Self Portrait This Morning
Originally uploaded by ktoast
I keep trying to remind myself that we are not going on vacation. It’s not true that I’ll never step into a West Marine again; I just won’t be stepping into this one. And all wannabe cruisers hear the stories of boats gathering in big towns, renting a van, and making a pilgrimage to the local Costco in Acapulco. Everything we are giving up will be replaced.

Yet sometimes it seems like there is too much to let go of. We have already sold so much, stored or thrown away the rest. We’ve walked away from jobs, a beautiful house, all sorts of things things things. We don’t go to our YMCA or our favorite brew pub or the coffee shop I used to love, and we’ve had to change banks, grocery store, and library to ones closer to the boat.

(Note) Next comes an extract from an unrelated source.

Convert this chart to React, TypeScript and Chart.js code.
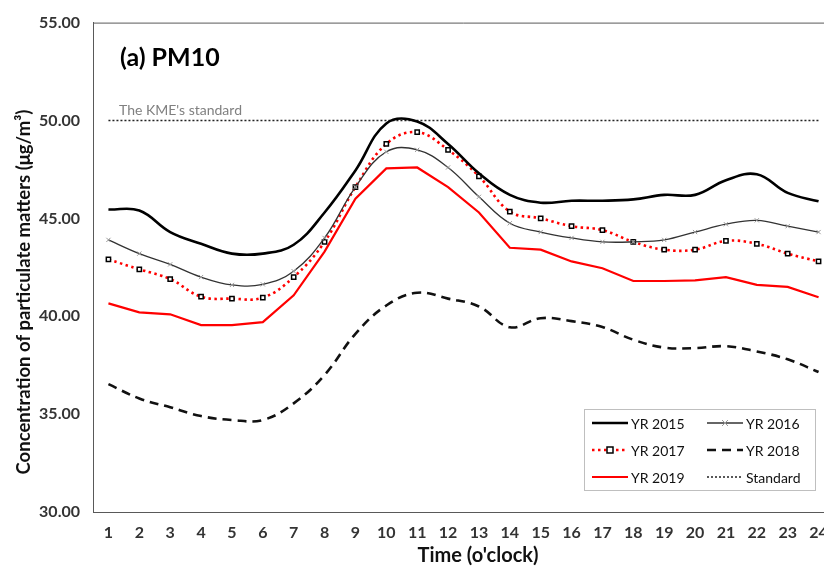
import React, { useEffect, useRef } from "react";
import { Chart, registerables } from "chart.js";

Chart.register(...registerables);

const hours = ["1","2","3","4","5","6","7","8","9","10","11","12","13","14","15","16","17","18","19","20","21","22","23","24"];
const yr2015 = [45.45, 45.4, 44.3, 43.7, 43.2, 43.2, 43.65, 45.3, 47.45, 49.85, 49.95, 48.8, 47.3, 46.2, 45.8, 45.9, 45.9, 45.97, 46.2, 46.2, 46.95, 47.25, 46.3, 45.87];
const yr2016 = [43.9, 43.2, 42.65, 42.0, 41.6, 41.63, 42.3, 44.0, 46.6, 48.4, 48.5, 47.6, 46.1, 44.75, 44.3, 44.0, 43.8, 43.8, 43.9, 44.3, 44.7, 44.9, 44.6, 44.3];
const yr2017 = [42.9, 42.4, 41.9, 41.0, 40.9, 40.95, 42.0, 43.8, 46.6, 48.8, 49.4, 48.5, 47.15, 45.35, 45.0, 44.6, 44.4, 43.8, 43.4, 43.4, 43.85, 43.7, 43.2, 42.8];
const yr2018 = [36.53, 35.8, 35.35, 34.9, 34.7, 34.7, 35.55, 37.0, 39.1, 40.55, 41.2, 40.9, 40.5, 39.44, 39.9, 39.75, 39.45, 38.8, 38.4, 38.37, 38.47, 38.2, 37.8, 37.15];
const yr2019 = [40.66, 40.2, 40.1, 39.55, 39.55, 39.7, 41.07, 43.3, 46.0, 47.55, 47.6, 46.6, 45.3, 43.5, 43.4, 42.8, 42.45, 41.8, 41.8, 41.83, 42.0, 41.6, 41.5, 40.97];
const standard = [50, 50, 50, 50, 50, 50, 50, 50, 50, 50, 50, 50, 50, 50, 50, 50, 50, 50, 50, 50, 50, 50, 50, 50];
const yTicks = [30, 35, 40, 45, 50, 55];

const chartTitle = "(a) PM10";
const standardText = "The KME's standard";
const yTitle = "Concentration of particulate matters (\u03bcg/m\u00b3)";
const xTitle = "Time (o'clock)";

const FONT = "Lato, 'Open Sans', sans-serif";

const decorPlugin = {
  id: "decor",
  afterDraw(chart: any) {
    const ctx = chart.ctx;
    const a = chart.chartArea;
    ctx.save();
    ctx.strokeStyle = "#595959";
    ctx.lineWidth = 1;
    ctx.beginPath();
    ctx.moveTo(a.left, a.top + 0.5);
    ctx.lineTo(a.right, a.top + 0.5);
    ctx.stroke();

    ctx.fillStyle = "#000";
    ctx.font = `bold 25px ${FONT}`;
    ctx.textBaseline = "middle";
    ctx.textAlign = "left";
    ctx.fillText(chartTitle, 120, 58);

    ctx.fillStyle = "#808080";
    ctx.font = `14px ${FONT}`;
    ctx.fillText(standardText, 119, 110);

    ctx.save();
    ctx.translate(24, 292);
    ctx.rotate(-Math.PI / 2);
    ctx.fillStyle = "#111";
    ctx.font = `bold 18.5px ${FONT}`;
    ctx.textAlign = "center";
    ctx.textBaseline = "middle";
    ctx.fillText(yTitle, 0, 0);
    ctx.restore();

    ctx.fillStyle = "#111";
    ctx.font = `bold 20px ${FONT}`;
    ctx.textAlign = "center";
    ctx.textBaseline = "middle";
    ctx.fillText(xTitle, 478, 556);

    const bx = 584, by = 409, bw = 231, bh = 81;
    ctx.fillStyle = "#fff";
    ctx.fillRect(bx, by, bw, bh);
    ctx.strokeStyle = "#bfbfbf";
    ctx.lineWidth = 1;
    ctx.strokeRect(bx + 0.5, by + 0.5, bw, bh);
    const cols = [592, 707];
    const rows = [423, 450, 477];
    const ds = chart.data.datasets;
    ds.forEach((d: any, i: number) => {
      const cx = cols[i % 2];
      const cy = rows[Math.floor(i / 2)];
      ctx.save();
      ctx.strokeStyle = d.borderColor;
      ctx.lineWidth = d.borderWidth;
      ctx.setLineDash(d.borderDash || []);
      ctx.beginPath();
      ctx.moveTo(cx, cy);
      ctx.lineTo(cx + 36, cy);
      ctx.stroke();
      ctx.setLineDash([]);
      if (d.pointStyle === "rect") {
        ctx.fillStyle = "#fff";
        ctx.strokeStyle = "#000";
        ctx.lineWidth = 1.5;
        ctx.fillRect(cx + 15, cy - 3, 6, 6);
        ctx.strokeRect(cx + 15, cy - 3, 6, 6);
      } else if (d.pointStyle === "crossRot") {
        ctx.strokeStyle = "#999";
        ctx.lineWidth = 1;
        ctx.beginPath();
        ctx.moveTo(cx + 15, cy - 3);
        ctx.lineTo(cx + 21, cy + 3);
        ctx.moveTo(cx + 21, cy - 3);
        ctx.lineTo(cx + 15, cy + 3);
        ctx.stroke();
      }
      ctx.fillStyle = "#111";
      ctx.font = `14px ${FONT}`;
      ctx.textAlign = "left";
      ctx.textBaseline = "middle";
      ctx.fillText(d.label, cx + 39, cy + 1);
      ctx.restore();
    });
    ctx.restore();
  },
};

export default function App() {
  const ref = useRef<HTMLCanvasElement | null>(null);
  useEffect(() => {
    if (!ref.current) return;
    const chart = new Chart(ref.current, {
      type: "line",
      data: {
        labels: hours,
        datasets: [
          { label: "YR 2015", data: yr2015, borderColor: "#000", borderWidth: 2.6, tension: 0.4, pointRadius: 0, pointStyle: false as any },
          { label: "YR 2016", data: yr2016, borderColor: "#333", borderWidth: 1.3, tension: 0.4, pointRadius: 3, pointStyle: "crossRot", pointBorderColor: "#999", pointBorderWidth: 1 },
          { label: "YR 2017", data: yr2017, borderColor: "#ff0000", borderWidth: 2.6, borderDash: [2.5, 3.5], tension: 0.4, pointRadius: 3, pointStyle: "rect", pointBackgroundColor: "#fff", pointBorderColor: "#000", pointBorderWidth: 1.5 },
          { label: "YR 2018", data: yr2018, borderColor: "#111", borderWidth: 2.6, borderDash: [9, 6], tension: 0.4, pointRadius: 0, pointStyle: false as any },
          { label: "YR 2019", data: yr2019, borderColor: "#ff0000", borderWidth: 2.2, tension: 0, pointRadius: 0, pointStyle: false as any },
          { label: "Standard", data: standard, borderColor: "#222", borderWidth: 1.6, borderDash: [2, 2], tension: 0, pointRadius: 0, pointStyle: false as any },
        ],
      },
      options: {
        responsive: false,
        animation: false,
        devicePixelRatio: 1,
        layout: { padding: { top: 22, right: 11, left: 0, bottom: 0 } },
        plugins: { legend: { display: false }, tooltip: { enabled: false } },
        scales: {
          x: {
            offset: true,
            grid: { display: false, drawTicks: false },
            border: { display: true, color: "#595959", width: 1 },
            ticks: { padding: 11, color: "#333", font: { family: FONT, size: 16, weight: "bold" }, maxRotation: 0, autoSkip: false },
            afterFit: (s: any) => { s.height = 57; },
          },
          y: {
            min: 30,
            max: 55,
            afterBuildTicks: (s: any) => { s.ticks = yTicks.map((v) => ({ value: v })); },
            grid: { display: false, drawTicks: false },
            border: { display: true, color: "#595959", width: 1 },
            ticks: { padding: 13, color: "#333", font: { family: FONT, size: 16, weight: "bold" }, callback: (v: any) => Number(v).toFixed(2) },
            afterFit: (s: any) => { s.width = 93; },
          },
        },
      },
      plugins: [decorPlugin],
    });
    return () => chart.destroy();
  }, []);
  return (
    <div style={{ position: "fixed", left: 0, top: 0, width: 824, height: 569, overflow: "hidden", background: "#fff" }}>
      <canvas ref={ref} width={845} height={569} style={{ width: 845, height: 569, display: "block" }} />
    </div>
  );
}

Now it's time to let go even of these cobbled together alternatives, and it really really hurts. I lie awake at night, and I’m not happy. This isn’t fun. This isn’t funny.

It’s exhausting. My mom told me I looked like hell when I arrived in Sacramento: tired, stressed out, and fat. We’re not particularly good with the little white lies in our family. She also said in the exasperated tone I think only mothers are capable of, “I’m looking forward to seeing you when you step off that damn boat in San Francisco this fall. You’re going to finally look rested.” We’ve come a long way when my hide-bound, land-based, neat freak of a bookkeeping mother imagines a week long ocean passage as a relief from the pressures of preparing for the cruising life.

In less than a month, we leave our homeport. We may not be ready, but we sure as hell are going to be done getting ready. The cruising life is not a vacation -- DrC and I know it will be as much work as our current lives if not more. But the biggest relief in those early weeks may be that instead of spending so much time on the last call, we’ll finally start doing things for the first time.

3 comments:

Anonymous said...

So enjoy your blog. We live aboard in Campbell River, BC in the Discovery Harbour Marina. If you stop here, we'd love to meet you and the family.
Patricia aboard the R-Tyme

Jody said...

I "heart" you for being so truthful.

We spent the weekend away on the boat with the 4 kids, and slept very little at anchor with SE winds blowing like stink. I imagine it gets easier and easier...but the truth is, if it were just Bill and I, the anxiety would be so much less.

I don't know you, save for your blog, but I am hopeful that the transition to life offshore is kind to you, and that one day your coming adventure will be one you can look back on and say "I don't want it to end".

Hugs as you count down the month.

Toast said...

@anonymous - By all means drop me an email with your location. We love meeting folks or we wouldn't be doing this ;) Email welcome at floats-2 at toastworks dot org.

@Jody - From your keyboard to the ears of the godz. And I think it will, actually... It's just that leaving is hard. Pretending it isn't didn't work for me. Heh.